Response configuration demands careful attention to cross-browser compatibility. Legacy Microsoft Edge and Intenret Explorer versions require strict RFC 5987 compliance for UTF-8 filenames, utilizing percent-encoding. Modern browsers prefer ISO-8859-1 encoded byte arrays wrapped in quotation marks. Assigning the correct Content-Type header ensures the client correctly interprets the attachment as a spreadsheet document.
import org.apache.poi.ss.usermodel.*;
import javax.servlet.http.HttpServletResponse;
import java.io.IOException;
import java.io.InputStream;
import java.io.OutputStream;
import java.net.URL;
import java.util.regex.Matcher;
import java.util.regex.Pattern;
import org.springframework.web.bind.annotation.GetMapping;
import org.springframework.web.bind.annotation.RequestParam;
/**
* Retrieves a remote spreadsheet, applies columnar data masking,
* and streams the modified file to the responding client.
*/
@GetMapping("/api/data/export-sanitized")
public void streamProcessedSpreadsheet(@RequestParam String documentUri, HttpServletResponse httpResponse) throws IOException {
String targetColumnLabel = "PHONE_NUMBER";
int targetColumnIndex = 2; // Zero-based index representing the 3rd column
// Establish connection and parse workbook in a single resource-managed block
try (InputStream remoteStream = new URL(documentUri).openStream();
OutputStream clientStream = httpResponse.getOutputStream()) {
Workbook document = WorkbookFactory.create(remoteStream);
Sheet primaryWorksheet = document.getSheetAt(0);
// Iterate through rows, skipping the header
for (Row currentRow : primaryWorksheet) {
if (currentRow.getRowNum() == 0) {
continue;
}
Cell sensitiveCell = currentRow.getCell(targetColumnIndex);
if (sensitiveCell != null && sensitiveCell.getCellType() == CellType.STRING) {
String rawValue = sensitiveCell.getStringCellValue();
String sanitizedValue = maskTelephoneNumber(rawValue);
Cell modifiedCell = currentRow.createCell(targetColumnIndex);
modifiedCell.setCellValue(sanitizedValue);
}
}
// Construct safe filename based on original source path
String originalName = documentUri.substring(documentUri.lastIndexOf("/") + 1);
String sanitizedFilename = originalName.replaceAll("\\.[^.]+$", "_secured.xlsx");
httpResponse.setContentType("application/vnd.openxmlformats-officedocument.spreadsheetml.sheet");
httpResponse.setCharacterEncoding("UTF-8");
// Handle legacy browser encoding requirements
String userAgent = httpResponse.getHeader("User-Agent");
String finalFilename = (userAgent.contains("MSIE") || userAgent.contains("Trident"))
? java.net.URLEncoder.encode(sanitizedFilename, "UTF-8")
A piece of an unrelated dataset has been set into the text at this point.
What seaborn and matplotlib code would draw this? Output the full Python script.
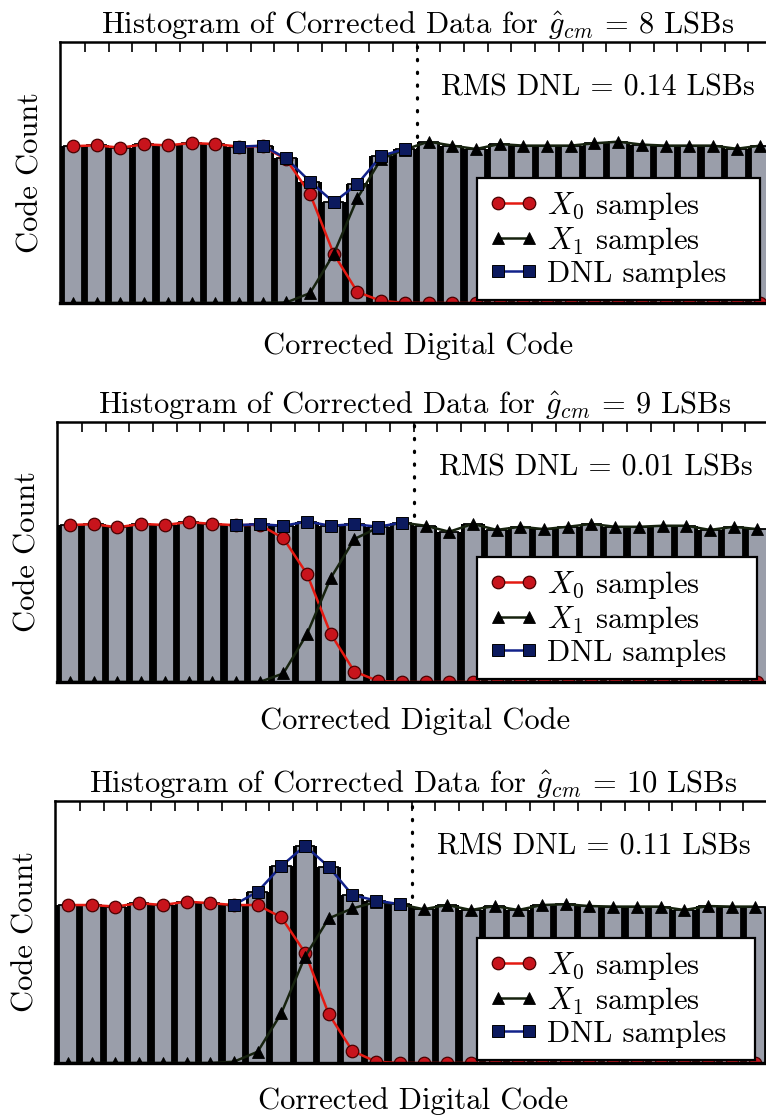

: new String(sanitizedFilename.getBytes("UTF-8"), "ISO-8859-1");
httpResponse.setHeader("Content-Disposition", "attachment; filename=\"" + finalFilename + "\"");
// Transmit revised workbook to client
document.write(clientStream);
}
}
/**
* Applies a standard privacy filter to mobile number formats.
* Preserves non-matching strings unchanged.
*/
private String maskTelephoneNumber(String inputValue) {
Pattern mobilePattern = Pattern.compile("^1[3-9]\\d{9}$");
Matcher validator = mobilePattern.matcher(inputValue);
if (validator.find()) {
String digits = inputValue;
String obscured = digits.substring(0, 3) + "****" + digits.substring(7);
return obscured;
}
return inputValue;
}
Resource cleanup is automatically managed through try-with-resources syntax, eliminating explicit stream closure blocks. The workbook factory handles both legacy .xls and modern .xlsx formats transparently. Error propagation should be delegated to a global exception handler in production environments to avoid leaking stack traces to end users. Proper validation of incoming URIs prevents unauthorized network access attempts.